Voters may say that baby-faced pollies look less competent, but they still seem to vote for them. From a new Finnish study:
Faces of Politicians: Babyfacedness Predicts Inferred Competence but Not Electoral Success
Panu Poutvaara, Henrik Jordahl and Niclas Berggren
forthcoming, Journal of Experimental Social Psychology
Recent research has documented that competent-looking political candidates do better in U.S. elections and that babyfaced individuals are generally perceived to be less competent than maturefaced individuals. Taken together, this suggests that babyfaced political candidates are perceived as less competent and therefore fare worse in elections. We test this hypothesis, making use of photograph-based judgments by 2,772 respondents of the facial appearance of 1,785 Finnish political candidates. Our results confirm that babyfacedness is negatively related to inferred competence in politics. Despite this, babyfacedness is either unrelated or positively related to electoral success, depending on the sample of candidates.
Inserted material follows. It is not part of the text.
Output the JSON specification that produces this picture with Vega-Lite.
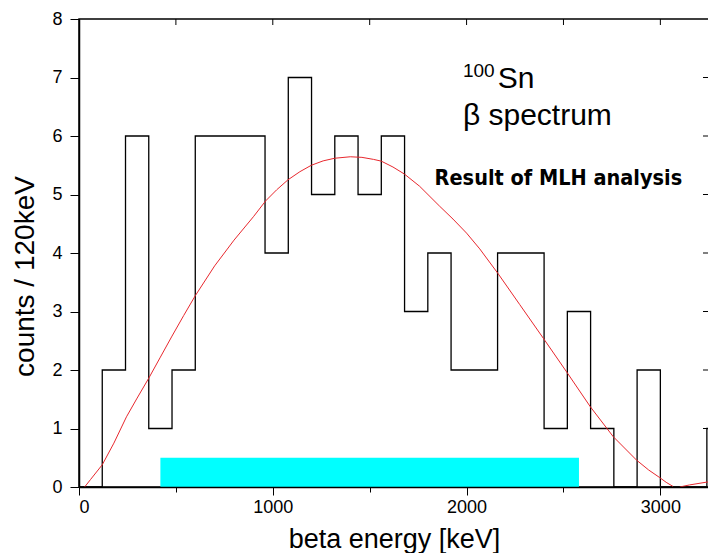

Speaking of babies, it turns out that kids themselves actually aren’t bad at picking election winners.
Predicting Elections: Child’s Play!
John Antonakis and Olaf Dalgas
Science
In two experiments, children and adults rated pairs of faces from election races. Naïve adults judged a pair on competence; after playing a game, children chose who they would prefer to be captain of their boat. Children’s (as well as adults’) preferences accurately predicted actual election outcomes.